**Required task:** Every line from the one holding "Write the Plotly code for this chart." through the one holding "import plotly.graph_objects as go" should be returned exactly, both included; the pictures should not.

**The records:**
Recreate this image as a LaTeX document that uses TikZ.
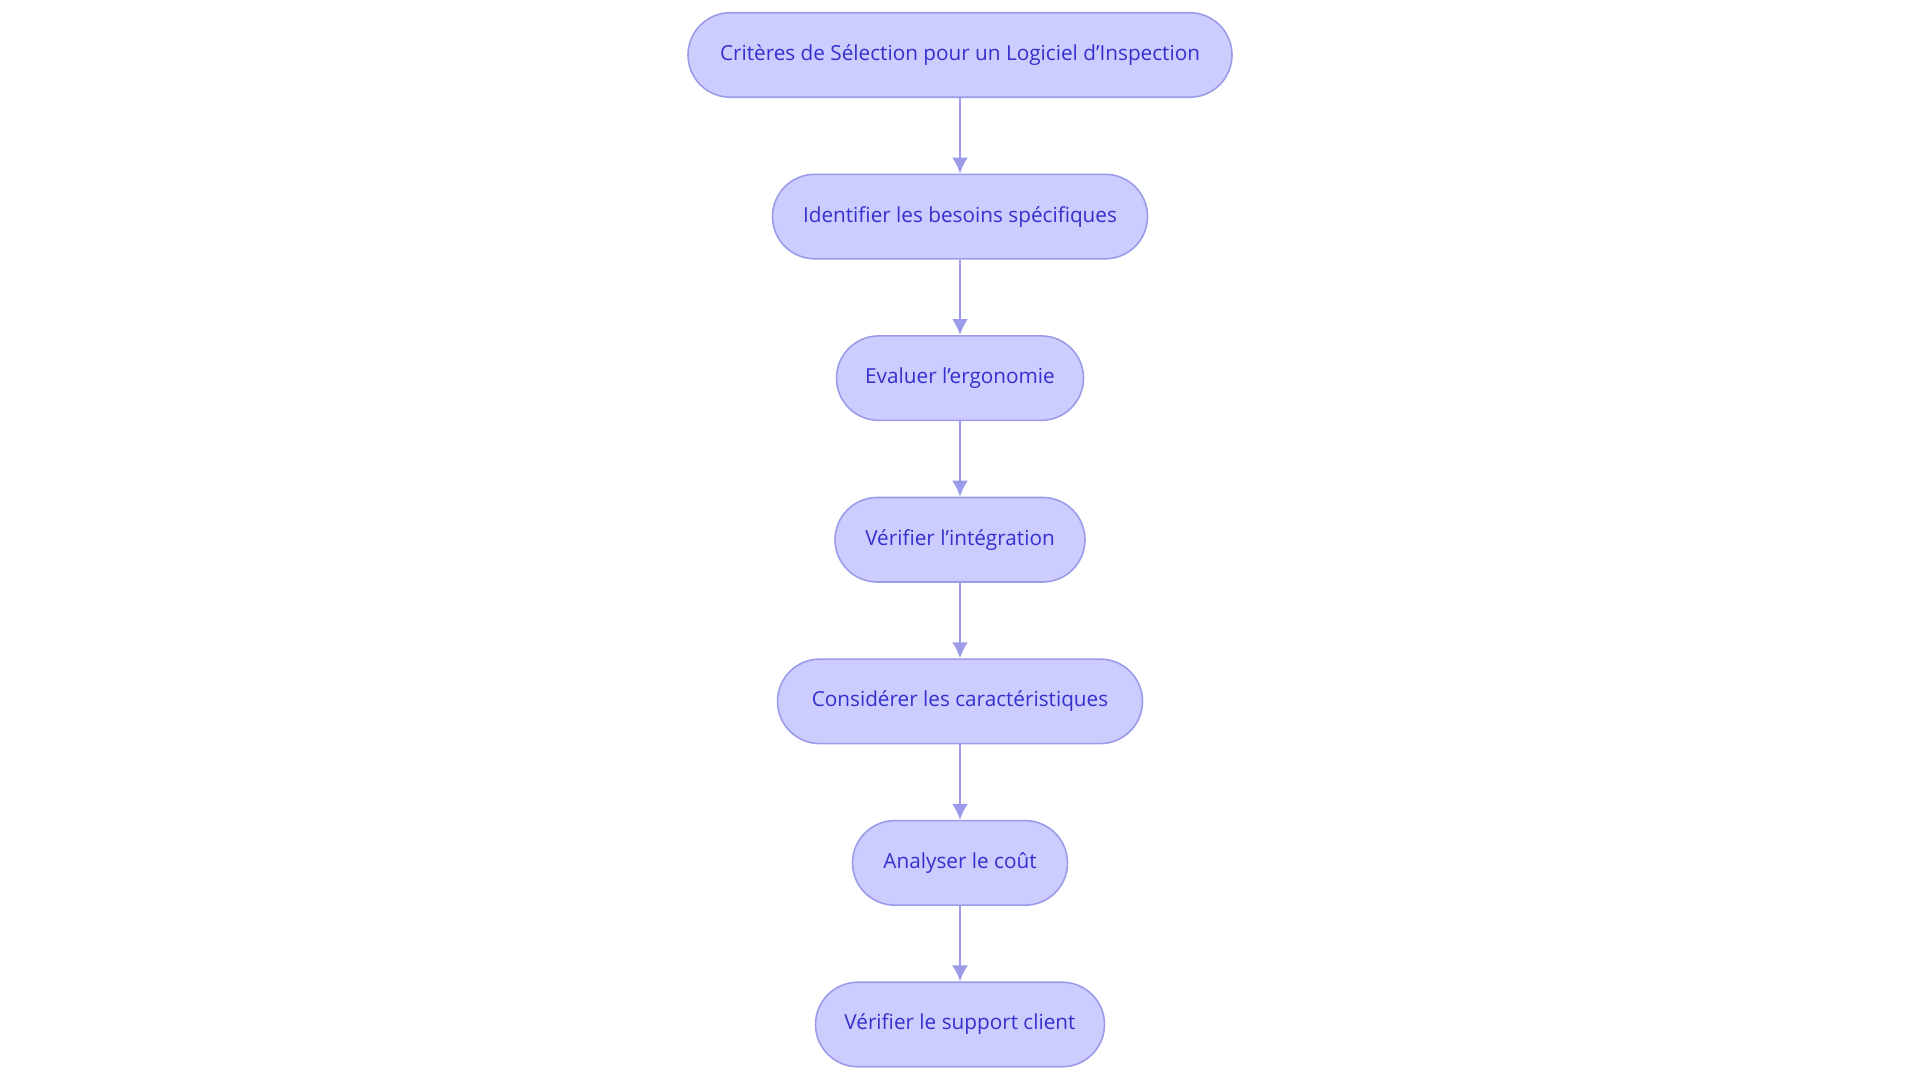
\documentclass[tikz,border=0pt]{standalone}
\usepackage{fontspec}
\setmainfont{Open Sans}
\usetikzlibrary{positioning}
\usetikzlibrary{arrows.meta}
\definecolor{boxfill}{HTML}{CCCCFF}
\definecolor{boxline}{HTML}{9B9BEA}
\definecolor{boxtext}{HTML}{3530CC}
\newcommand{\apo}{{\char39}}
\tikzset{
  Schritt/.style={draw=boxline, fill=boxfill, text=boxtext, line width=0.9pt,
    rounded corners=0.845cm, minimum height=1.69cm, font=\fontsize{11.8}{14}\selectfont},
  Pfeil/.style={draw=boxline, line width=1.3pt, -{Latex[length=3.2mm,width=3.2mm]}}
}
\begin{document}
\begin{tikzpicture}[node distance=1.51cm]
\useasboundingbox (0,0) rectangle (38.4,-21.66);

%Knoten
\node[Schritt, minimum width=10.88cm] (krit) at (19.2,-1.1) {Critères de Sélection pour un Logiciel d\apo Inspection};
\node[Schritt, minimum width=7.5cm, below=of krit] (bed) {Identifier les besoins spécifiques};
\node[Schritt, minimum width=4.94cm, below=of bed] (erg) {Evaluer l\apo ergonomie};
\node[Schritt, minimum width=5.0cm, below=of erg] (integ) {Vérifier l\apo intégration};
\node[Schritt, minimum width=7.3cm, below=of integ] (merk) {Considérer les caractéristiques};
\node[Schritt, minimum width=4.3cm, below=of merk] (kost) {Analyser le coût};
\node[Schritt, minimum width=5.78cm, below=of kost] (supp) {Vérifier le support client};

%Pfeile
\draw[Pfeil] (krit) -- (bed);
\draw[Pfeil] (bed) -- (erg);
\draw[Pfeil] (erg) -- (integ);
\draw[Pfeil] (integ) -- (merk);
\draw[Pfeil] (merk) -- (kost);
\draw[Pfeil] (kost) -- (supp);
\end{tikzpicture}
\end{document}
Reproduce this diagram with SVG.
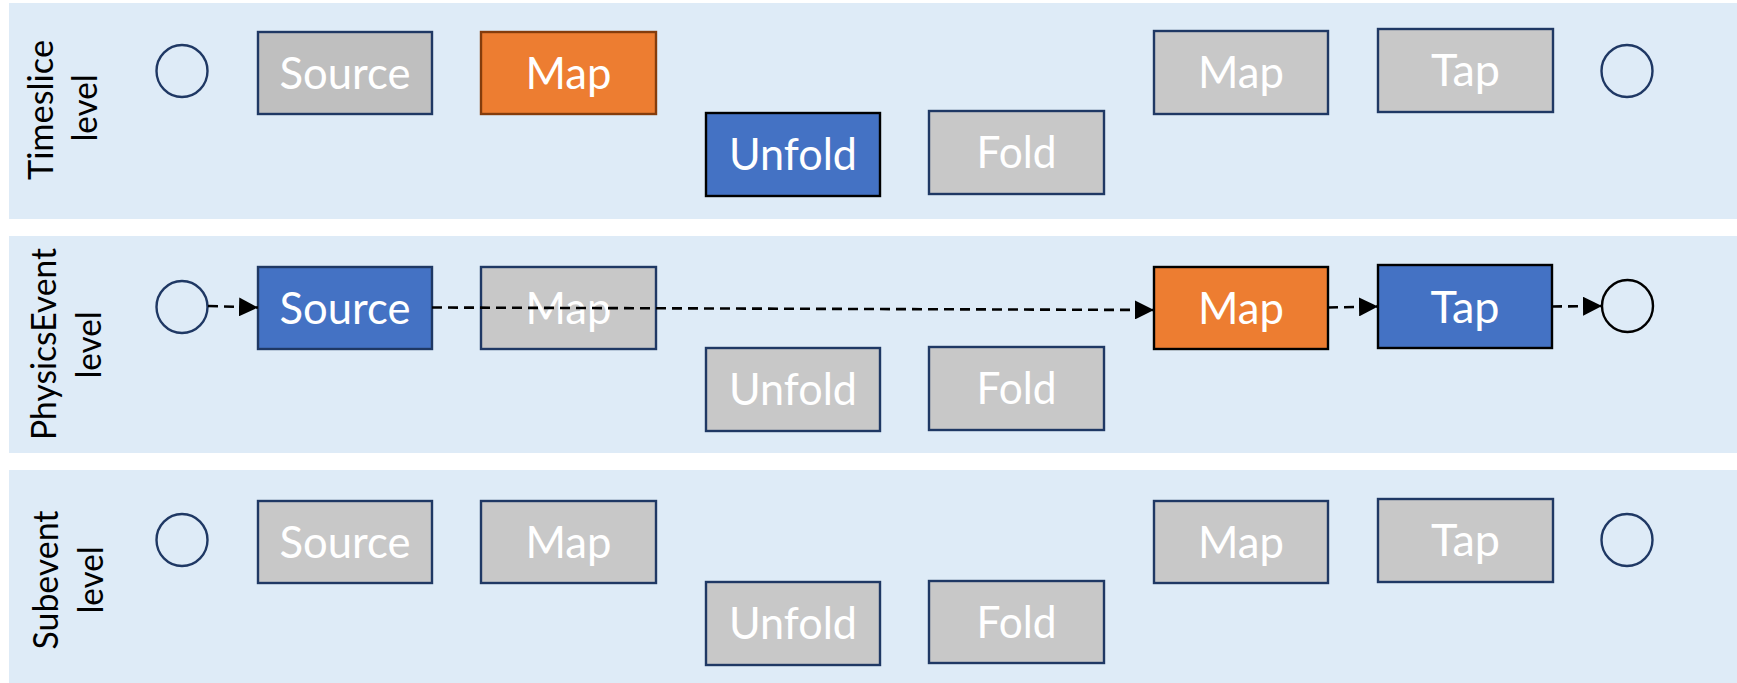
<svg xmlns="http://www.w3.org/2000/svg" width="1737" height="683" viewBox="0 0 1737 683">
  <defs>
    <marker id="arrow" viewBox="0 0 10 10" refX="10" refY="5" markerWidth="19" markerHeight="19" markerUnits="userSpaceOnUse" orient="auto">
      <path d="M0,0 L10,5 L0,10 z" fill="#000"/>
    </marker>
    <style>
      .lane { fill: #DEEBF7; }
      .box { stroke: #1F3864; stroke-width: 2.4; }
      .grey { fill: #C8C8C8; }
      .grey-dark { fill: #BFBFBF; }
      .orange { fill: #ED7D31; }
      .blue { fill: #4472C4; }
      .hl { stroke: #000; }
      .brown { stroke: #843C0C; }
      .port { fill: none; stroke: #1F3864; stroke-width: 2.4; }
      .port-hl { stroke: #000; }
      .lbl { font-family: Lato, "Open Sans", sans-serif; font-size: 44px; fill: #fff; text-anchor: middle; }
      .lane-lbl { font-family: Lato, "Open Sans", sans-serif; font-size: 34px; fill: #000; text-anchor: middle; }
      .flow { fill: none; stroke: #000; stroke-width: 2.6; stroke-dasharray: 10 6; marker-end: url(#arrow); }
    </style>
  </defs>

  <!-- lanes -->
  <g id="lanes">
    <rect class="lane" x="9" y="3" width="1728" height="216"/>
    <rect class="lane" x="9" y="236" width="1728" height="217"/>
    <rect class="lane" x="9" y="470" width="1728" height="213"/>
  </g>

  <!-- lane titles -->
  <g id="lane-titles">
    <text class="lane-lbl" transform="translate(53,110) rotate(-90)" textLength="140" lengthAdjust="spacingAndGlyphs">Timeslice</text>
    <text class="lane-lbl" transform="translate(97,108) rotate(-90)" textLength="67" lengthAdjust="spacingAndGlyphs">level</text>
    <text class="lane-lbl" transform="translate(56,344) rotate(-90)" textLength="192" lengthAdjust="spacingAndGlyphs">PhysicsEvent</text>
    <text class="lane-lbl" transform="translate(101,345) rotate(-90)" textLength="67" lengthAdjust="spacingAndGlyphs">level</text>
    <text class="lane-lbl" transform="translate(58,580) rotate(-90)" textLength="139" lengthAdjust="spacingAndGlyphs">Subevent</text>
    <text class="lane-lbl" transform="translate(103,580) rotate(-90)" textLength="67" lengthAdjust="spacingAndGlyphs">level</text>
  </g>

  <!-- Timeslice level -->
  <g id="ts-in"><ellipse class="port" cx="182" cy="71" rx="25.5" ry="26"/></g>
  <g id="ts-source"><rect class="box grey-dark" x="258" y="32" width="174" height="82"/><text class="lbl" x="345" y="89" textLength="131" lengthAdjust="spacingAndGlyphs">Source</text></g>
  <g id="ts-map1"><rect class="box orange brown" x="481" y="32" width="175" height="82"/><text class="lbl" x="568.5" y="89" textLength="86" lengthAdjust="spacingAndGlyphs">Map</text></g>
  <g id="ts-unfold"><rect class="box blue hl" x="706" y="113" width="174" height="83"/><text class="lbl" x="793" y="170" textLength="128" lengthAdjust="spacingAndGlyphs">Unfold</text></g>
  <g id="ts-fold"><rect class="box grey" x="929" y="111" width="175" height="83"/><text class="lbl" x="1016.5" y="168" textLength="80" lengthAdjust="spacingAndGlyphs">Fold</text></g>
  <g id="ts-map2"><rect class="box grey" x="1154" y="31" width="174" height="83"/><text class="lbl" x="1241" y="88" textLength="86" lengthAdjust="spacingAndGlyphs">Map</text></g>
  <g id="ts-tap"><rect class="box grey" x="1378" y="29" width="175" height="83"/><text class="lbl" x="1465.5" y="86" textLength="69" lengthAdjust="spacingAndGlyphs">Tap</text></g>
  <g id="ts-out"><ellipse class="port" cx="1627" cy="71" rx="25.5" ry="26"/></g>

  <!-- PhysicsEvent level -->
  <g id="pe-in"><ellipse class="port" cx="182" cy="307" rx="25.5" ry="26"/></g>
  <g id="pe-source"><rect class="box blue" x="258" y="267" width="174" height="82"/><text class="lbl" x="345" y="324" textLength="131" lengthAdjust="spacingAndGlyphs">Source</text></g>
  <g id="pe-map1"><rect class="box grey" x="481" y="267" width="175" height="82"/><text class="lbl" x="568.5" y="324" textLength="86" lengthAdjust="spacingAndGlyphs">Map</text></g>
  <g id="pe-unfold"><rect class="box grey" x="706" y="348" width="174" height="83"/><text class="lbl" x="793" y="405" textLength="128" lengthAdjust="spacingAndGlyphs">Unfold</text></g>
  <g id="pe-fold"><rect class="box grey" x="929" y="347" width="175" height="83"/><text class="lbl" x="1016.5" y="404" textLength="80" lengthAdjust="spacingAndGlyphs">Fold</text></g>
  <g id="pe-map2"><rect class="box orange hl" x="1154" y="267" width="174" height="82"/><text class="lbl" x="1241" y="324" textLength="86" lengthAdjust="spacingAndGlyphs">Map</text></g>
  <g id="pe-tap"><rect class="box blue hl" x="1378" y="265" width="174" height="83"/><text class="lbl" x="1465" y="323" textLength="69" lengthAdjust="spacingAndGlyphs">Tap</text></g>
  <g id="pe-out"><ellipse class="port port-hl" cx="1627.5" cy="306" rx="25.5" ry="26"/></g>

  <!-- Subevent level -->
  <g id="se-in"><ellipse class="port" cx="182" cy="540" rx="25.5" ry="26"/></g>
  <g id="se-source"><rect class="box grey" x="258" y="501" width="174" height="82"/><text class="lbl" x="345" y="558" textLength="131" lengthAdjust="spacingAndGlyphs">Source</text></g>
  <g id="se-map1"><rect class="box grey" x="481" y="501" width="175" height="82"/><text class="lbl" x="568.5" y="558" textLength="86" lengthAdjust="spacingAndGlyphs">Map</text></g>
  <g id="se-unfold"><rect class="box grey" x="706" y="582" width="174" height="83"/><text class="lbl" x="793" y="639" textLength="128" lengthAdjust="spacingAndGlyphs">Unfold</text></g>
  <g id="se-fold"><rect class="box grey" x="929" y="581" width="175" height="82"/><text class="lbl" x="1016.5" y="638" textLength="80" lengthAdjust="spacingAndGlyphs">Fold</text></g>
  <g id="se-map2"><rect class="box grey" x="1154" y="501" width="174" height="82"/><text class="lbl" x="1241" y="558" textLength="86" lengthAdjust="spacingAndGlyphs">Map</text></g>
  <g id="se-tap"><rect class="box grey" x="1378" y="499" width="175" height="83"/><text class="lbl" x="1465.5" y="556" textLength="69" lengthAdjust="spacingAndGlyphs">Tap</text></g>
  <g id="se-out"><ellipse class="port" cx="1627" cy="540" rx="25.5" ry="26"/></g>

  <!-- PhysicsEvent data path -->
  <g id="connectors">
    <path class="flow" d="M208,306 L258,307.5"/>
    <path class="flow" d="M432,307.5 L1154,310"/>
    <path class="flow" d="M1328,307.5 L1378,306.5"/>
    <path class="flow" d="M1552,306.5 L1602,306"/>
  </g>
</svg>
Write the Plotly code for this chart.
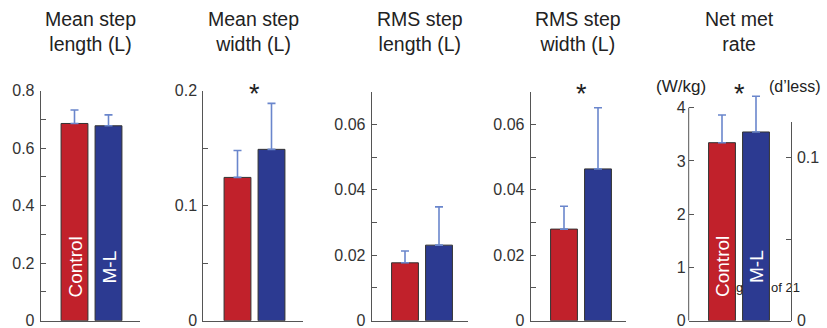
import plotly.graph_objects as go

# ---------------- data ----------------
categories = ["Control", "M-L"]
titles = ["Mean step<br>length (L)", "Mean step<br>width (L)", "RMS step<br>length (L)",
          "RMS step<br>width (L)", "Net met<br>rate"]
mean_step_length = [0.686, 0.678]
mean_step_length_err = [0.047, 0.038]
mean_step_width = [0.1246, 0.149]
mean_step_width_err = [0.0234, 0.040]
rms_step_length = [0.0177, 0.0231]
rms_step_length_err = [0.0036, 0.0117]
rms_step_width = [0.028, 0.0464]
rms_step_width_err = [0.007, 0.0187]
net_met_rate = [3.343, 3.544]
net_met_rate_err = [0.52, 0.67]
significant = [False, True, False, True, True]

values = [mean_step_length, mean_step_width, rms_step_length, rms_step_width, net_met_rate]
errors = [mean_step_length_err, mean_step_width_err, rms_step_length_err, rms_step_width_err, net_met_rate_err]
y_axis_max = [0.8, 0.2, 0.07, 0.07, 4]        # where the drawn axis line ends
y_plot_max = [0.8, 0.2, 0.07, 0.07, 4.35]     # plotting range (room for the error bar)
y_dticks = [0.2, 0.1, 0.02, 0.02, 1]
y_minor = [0.1, 0.05, 0.01, 0.01, None]
right_range = [0, 0.1218]
right_tickvals = [0, 0.05, 0.1]
right_ticktext = ["0", "", "0.1"]

# ---------------- layout geometry (pixels) ----------------
W, H = 827, 328
panels_px = [(40.7, 140, 320.7, 90.7), (203.3, 303, 320.7, 90.7), (371.7, 468, 320.7, 91.7),
             (530.7, 626, 320.7, 91.7), (688.7, 790.7, 320.7, 107.7)]
red_center_px = [74.5, 237.5, 405, 564, 722]
unit_px = 34.0
right_axis_top_px = 121.7

FONT = "Liberation Sans, Arial, Helvetica, sans-serif"
RED = "#C1212B"
BLUE = "#2C3A91"
ERR = "#6A86CC"
AX = "#555555"

def fx(px):
    return px / W

def fy(py):
    return (H - py) / H

fig = go.Figure()
annotations = []
shapes = []
layout = {}

for i in range(5):
    n = i + 1
    x0, x1, yb, yt = panels_px[i]
    xa = "x" if n == 1 else f"x{n}"
    ya = "y" if n == 1 else f"y{n}"
    fig.add_trace(go.Bar(
        x=categories, y=values[i], xaxis=xa, yaxis=ya,
        marker=dict(color=[RED, BLUE], line=dict(color="#333333", width=1)),
        width=0.79,
        error_y=dict(type="data", symmetric=False, array=errors[i], arrayminus=[0, 0],
                     color=ERR, thickness=1.6, width=4),
        showlegend=False, hoverinfo="skip",
    ))
    rc = red_center_px[i]
    layout[f"xaxis{n}"] = dict(
        domain=[fx(x0), fx(x1)], range=[(x0 - rc) / unit_px, (x1 - rc) / unit_px],
        anchor=ya, showline=True, linecolor=AX, linewidth=1, showticklabels=False,
        ticks="", showgrid=False, zeroline=False, fixedrange=True, automargin=False,
    )
    extended = y_plot_max[i] > y_axis_max[i]
    top_px = yb - (yb - yt) * y_plot_max[i] / y_axis_max[i]
    yax = dict(
        domain=[fy(yb), fy(top_px)], range=[0, y_plot_max[i]], anchor=xa,
        showline=not extended, linecolor=AX, linewidth=1, showgrid=False, zeroline=False,
        ticks="inside", ticklen=5, tickcolor=AX, tickwidth=1,
        tick0=0, dtick=y_dticks[i], automargin=False, ticklabeloverflow="allow",
        tickfont=dict(family=FONT, size=16, color="#333333"),
        ticklabelstandoff=2,
    )
    if y_minor[i] is not None:
        yax["minor"] = dict(ticks="inside", ticklen=5, tickcolor=AX, tickwidth=1,
                            tick0=0, dtick=y_minor[i], showgrid=False)
    layout[f"yaxis{n}"] = yax
    if extended:
        shapes.append(dict(type="line", xref="paper", yref=ya, x0=fx(x0), x1=fx(x0),
                           y0=0, y1=y_axis_max[i], line=dict(color=AX, width=1)))
    # title
    annotations.append(dict(
        text=titles[i], x=fx((x0 + x1) / 2), y=fy(32), xref="paper", yref="paper",
        xanchor="center", yanchor="middle", showarrow=False, align="center",
        font=dict(family=FONT, size=19.5, color="#222222"),
    ))
    if significant[i]:
        annotations.append(dict(
            text="*", x=fx(rc + unit_px / 2), y=fy(94), xref="paper", yref="paper",
            xanchor="center", yanchor="middle", showarrow=False,
            font=dict(family=FONT, size=27, color="#222222"),
        ))

# right axis for panel 5
x0, x1, yb, yt = panels_px[4]
fig.add_trace(go.Scatter(x=[None], y=[None], xaxis="x5", yaxis="y6", mode="markers",
                         showlegend=False, hoverinfo="skip"))
layout["yaxis6"] = dict(
    domain=[fy(yb), fy(right_axis_top_px)], range=right_range, anchor="x5", side="right",
    showline=True, linecolor=AX, linewidth=1, showgrid=False, zeroline=False,
    ticks="inside", ticklen=5, tickcolor=AX, tickwidth=1,
    tickvals=right_tickvals, ticktext=right_ticktext, automargin=False,
    ticklabeloverflow="allow",
    tickfont=dict(family=FONT, size=16, color="#333333"), ticklabelstandoff=2,
)

# unit labels for panel 5
annotations.append(dict(text="(W/kg)", x=fx(681), y=fy(86), xref="paper", yref="paper",
                        xanchor="center", yanchor="middle", showarrow=False,
                        font=dict(family=FONT, size=17, color="#222222")))
annotations.append(dict(text="(d\u2019less)", x=fx(768), y=fy(86), xref="paper", yref="paper",
                        xanchor="left", yanchor="middle", showarrow=False, borderpad=0,
                        font=dict(family=FONT, size=16, color="#222222")))

# category labels inside bars (panels 1 and 5)
for n, xref_ in [(1, "x"), (5, "x5")]:
    for c in categories:
        annotations.append(dict(
            text=c, x=c, xref=xref_, y=fy(267), yref="paper", textangle=-90,
            xanchor="center", yanchor="middle", showarrow=False,
            font=dict(family=FONT, size=19, color="white"),
        ))

# page footer text partly hidden behind the bars
shapes.append(dict(type="rect", xref="paper", yref="paper",
                   x0=fx(719), x1=fx(801), y0=fy(294), y1=fy(278),
                   line=dict(width=0, color="rgba(0,0,0,0)"), fillcolor="rgba(0,0,0,0)",
                   layer="below",
                   label=dict(text="Page 11 of 21", textposition="middle center", padding=0,
                              font=dict(family=FONT, size=13, color="#222222"))))

fig.update_layout(
    template="none",
    width=W, height=H, margin=dict(l=0, r=0, t=0, b=0, pad=0, autoexpand=False),
    paper_bgcolor="white", plot_bgcolor="rgba(0,0,0,0)",
    annotations=annotations, shapes=shapes, bargap=0.2, **layout,
)

fig.write_html("out.html", config={"displayModeBar": False})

**Exercise answer:**
Write the Plotly code for this chart.
import plotly.graph_objects as go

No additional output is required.